Depuis le début du mois d'octobre, les attaques des Taliban se sont multipliées au Pakistan, tuant plus d’une centaine de personnes. Les spécialistes en retiennent surtout les nouveaux modes opératoires des combattants islamistes.
Plus organisées, plus violentes et imprévisibles : tels sont les caractéristiques des dernières attaques des Taliban, qui ont ensanglanté le Pakistan. "Les attentats se multiplient et les processus varient", confirme à FRANCE 24 Alain Lamballe, ancien attaché militaire de la France en Inde et au Pakistan.
Derrière la vague de violence intervenue ces dernières semaines se trouve un homme, Hakimullah Mehsud. Donné pour mort par l’armée, le nouvel homme fort des Taliban pakistanais s’est exprimé dans une vidéo, le 5 octobre, infligeant un cinglant camouflet à Islamabad. Dans son intervention, il promet, notamment, de mettre le pays à feu et à sang pour venger la mort de Baitullah Mehsud, son prédécesseur.
femmes kamikazes
Depuis lors, les Taliban pakistanais sont passés de la parole aux actes. Islamabad, Lahore ou encore Peshawar : aucune ville du pays n’est épargnée. Toutes subissent la nouvelle stratégie de terreur mise au point par les rebelles islamistes. L'utilisation de femmes kamikazes, à Lahore, le 15 octobre, et à Peshawar, le lendemain, a particulièrement frappé la population.
"Le recours aux femmes n’avait encore jamais eu lieu au Pakistan", souligne Alain Lamballe. Depuis, les femmes vêtues du niqab ou de la burqua sont souvent soupçonnées d’être des terroristes en puissance.
Les hommes d’Hakimullah Mehsud sont, en outre, mieux équipés. À preuve : les deux opérations qu'ils ont menées, les 5 et 10-11 octobre. À Islamabad, un kamikaze qui avait revêtu un uniforme de policier s’est fait exploser en plein cœur de la zone ultra-sécurisée de l’ONU. À Rawalpindi, cinq jours plus tard, d'autres combattants déguisés en militaires ont réussi à s’introduire dans le quartier général de l’armée et à prendre en otage 25 soldats.

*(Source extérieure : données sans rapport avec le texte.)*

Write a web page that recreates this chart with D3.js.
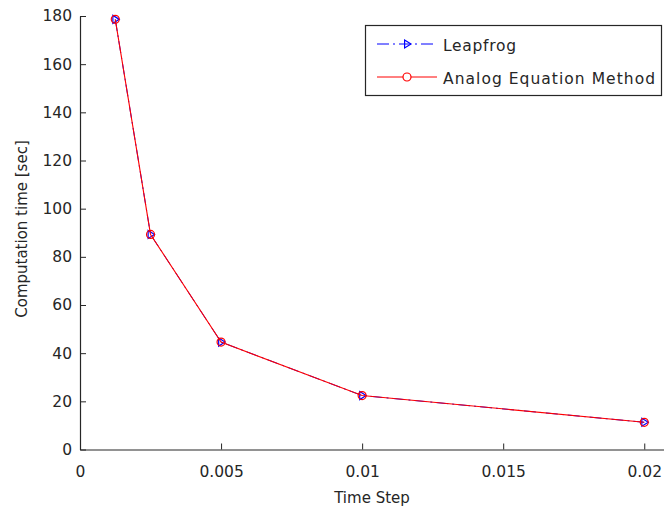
<!DOCTYPE html>
<html>
<head>
<meta charset="utf-8">
<script src="https://cdn.jsdelivr.net/npm/d3@7"></script>
<style>
  body { margin: 0; background: #fff; }
  svg { display: block; }
  text { font-family: "DejaVu Sans", sans-serif; fill: #262626; }
</style>
</head>
<body>
<svg id="chart" width="664" height="509"></svg>
<script>
// Time step sizes and the measured computation time for each solver
const timeSteps = [0.00125, 0.0025, 0.005, 0.01, 0.02];
const leapfrogTime = [178.6, 89.3, 44.6, 22.4, 11.3];
const aemTime = [178.6, 89.3, 44.6, 22.4, 11.3];
const xTicks = [0, 0.005, 0.01, 0.015, 0.02];
const xTickLabels = ["0", "0.005", "0.01", "0.015", "0.02"];
const yTicks = [0, 20, 40, 60, 80, 100, 120, 140, 160, 180];
const seriesNames = ["Leapfrog", "Analog Equation Method"];

const svg = d3.select("#chart");
const plot = { left: 80, right: 664, top: 16, bottom: 449.5 };

const x = d3.scaleLinear().domain([0, 0.0207]).range([plot.left, plot.right]);
const y = d3.scaleLinear().domain([0, 180]).range([plot.bottom, plot.top]);

const tickFont = 15.5;
const labelFont = 15;

// Axes with inward ticks (left and bottom only)
const xAxis = d3.axisBottom(x).tickValues(xTicks)
  .tickFormat((d, i) => xTickLabels[i]).tickSizeInner(-6).tickSizeOuter(0).tickPadding(16.5);
const yAxis = d3.axisLeft(y).tickValues(yTicks)
  .tickSizeInner(-6).tickSizeOuter(0).tickPadding(8);

const gx = svg.append("g").attr("transform", `translate(0,${plot.bottom})`).call(xAxis);
const gy = svg.append("g").attr("transform", `translate(${plot.left},0)`).call(yAxis);
[gx, gy].forEach(g => {
  g.select(".domain").attr("stroke", "#262626").attr("stroke-width", 1.2);
  g.selectAll(".tick line").attr("stroke", "#262626");
  g.selectAll(".tick text").style("font-family", "DejaVu Sans, sans-serif")
    .style("font-size", tickFont + "px").attr("fill", "#262626");
});

// Axis titles
svg.append("text").attr("x", (plot.left + plot.right) / 2).attr("y", 503)
  .attr("text-anchor", "middle").style("font-size", labelFont + "px").text("Time Step");
svg.append("text").attr("transform", "translate(27,229) rotate(-90)")
  .attr("text-anchor", "middle").style("font-size", labelFont + "px").text("Computation time [sec]");

const line = d3.line().x(d => x(d[0])).y(d => y(d[1]));
const lfData = timeSteps.map((t, i) => [t, leapfrogTime[i]]);
const aemData = timeSteps.map((t, i) => [t, aemTime[i]]);

const dashDot = "12,4,2,4";
const triangle = (cx, cy, s) => `M${cx - s * 0.6},${cy - s} L${cx + s},${cy} L${cx - s * 0.6},${cy + s} Z`;

// Leapfrog: blue dash-dot line with right-pointing triangles
svg.append("path").datum(lfData).attr("d", line)
  .attr("fill", "none").attr("stroke", "#0000ff").attr("stroke-width", 1)
  .attr("stroke-dasharray", dashDot);
svg.append("g").selectAll("path").data(lfData).join("path")
  .attr("d", d => triangle(x(d[0]), y(d[1]), 4))
  .attr("fill", "none").attr("stroke", "#0000ff").attr("stroke-width", 1.2);

// Analog Equation Method: red solid line with circles
svg.append("path").datum(aemData).attr("d", line)
  .attr("fill", "none").attr("stroke", "#ff0000").attr("stroke-width", 1.1);
svg.append("g").selectAll("circle").data(aemData).join("circle")
  .attr("cx", d => x(d[0])).attr("cy", d => y(d[1])).attr("r", 4)
  .attr("fill", "none").attr("stroke", "#ff0000").attr("stroke-width", 1.2);

// Legend
const lg = svg.append("g");
lg.append("rect").attr("x", 365.5).attr("y", 25.5).attr("width", 296).attr("height", 70)
  .attr("fill", "#fff").attr("stroke", "#262626").attr("stroke-width", 1.2);
const rows = [44, 77];
const labelWidths = [73, 212];
lg.append("line").attr("x1", 377).attr("x2", 437).attr("y1", rows[0]).attr("y2", rows[0])
  .attr("stroke", "#0000ff").attr("stroke-dasharray", dashDot);
lg.append("path").attr("d", triangle(407, rows[0], 4))
  .attr("fill", "none").attr("stroke", "#0000ff").attr("stroke-width", 1.2);
lg.append("line").attr("x1", 377).attr("x2", 437).attr("y1", rows[1]).attr("y2", rows[1])
  .attr("stroke", "#ff0000");
lg.append("circle").attr("cx", 407).attr("cy", rows[1]).attr("r", 4)
  .attr("fill", "#fff").attr("stroke", "#ff0000").attr("stroke-width", 1.2);
lg.selectAll("text.lbl").data(seriesNames).join("text").attr("class", "lbl")
  .attr("x", 443).attr("y", (d, i) => rows[i] + 7)
  .attr("textLength", (d, i) => labelWidths[i]).attr("lengthAdjust", "spacing")
  .style("font-size", tickFont + "px").text(d => d);
</script>
</body>
</html>
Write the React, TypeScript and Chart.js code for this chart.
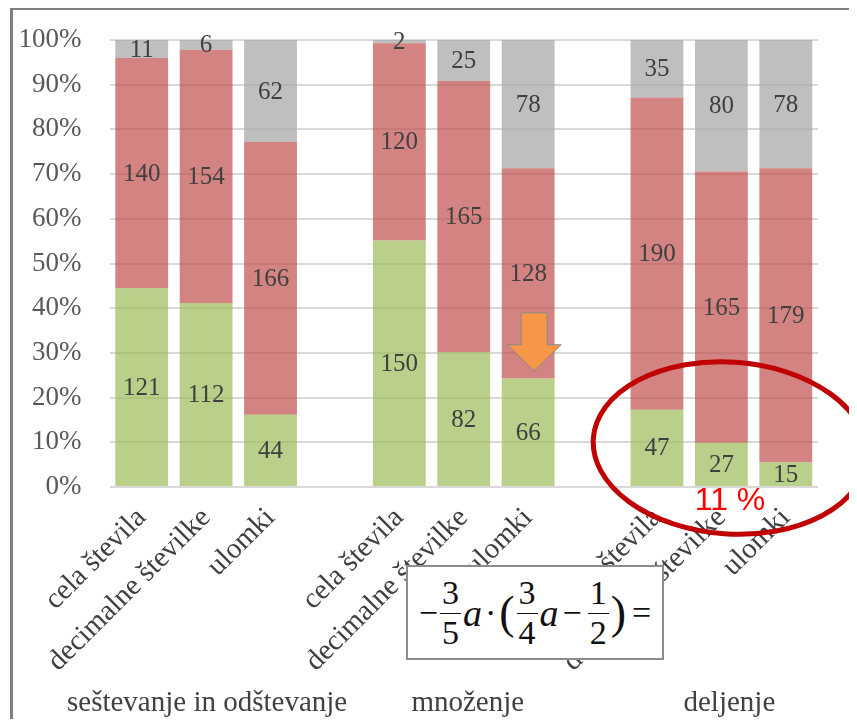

"Ce sont des attaques qui prouvent que les Taliban préparent désormais leurs attaques longtemps à l’avance, parfois des mois", explique à FRANCE 24 Muhammad Amir Rana, un spécialiste pakistanais du mouvement islamiste. La plus spectaculaire des opérations, parce qu'elle a requis une lourde préparation, s’est déroulée le 15 octobre, lorsque sept attaques se sont déroulées dans tout le pays en quelques heures. "Tous ces attentats ont créé un climat de peur au sein de la population, qui en veut de plus en plus au gouvernement de ne pas parvenir à empêcher les Taliban d'agir", précise Cédric Molle-Laurençon, correspondant de FRANCE 24 à Islamabad.
Plus de 100 000 réfugiés
D'abord prises au dépourvu par cette accélération de la violence, les autorités ont finalement décidé, dimanche dernier, de lancer une vaste opération au Sud-Waziristan, fief du Mouvement des Taliban du Pakistan (TTP). Depuis, près de 28 000 soldats y affrontent quelque 10 000 rebelles islamistes. Conséquence la plus visible des combats, pour l'instant : la fuite de plus de 100 000 personnes de la région. "Ces réfugiés partent avec un fort ressentiment contre le gouvernement pakistanais", rapporte Anne-Isabelle Tollet, envoyé spéciale de FRANCE 24 au Pakistan, et l’une des rares journalistes à avoir pu se rendre dans la région où se déroulent les combats.
itPour la plupart des spécialistes, les deux derniers attentats en date, qui ont coûté la vie à un haut gradé de l’armée, ce jeudi, et frappé l’université islamique d'Islamabad, mardi, tuant cinq personnes au passage, constituent la première réponse des Taliban à l’offensive déclenchée au Sud-Waziristan.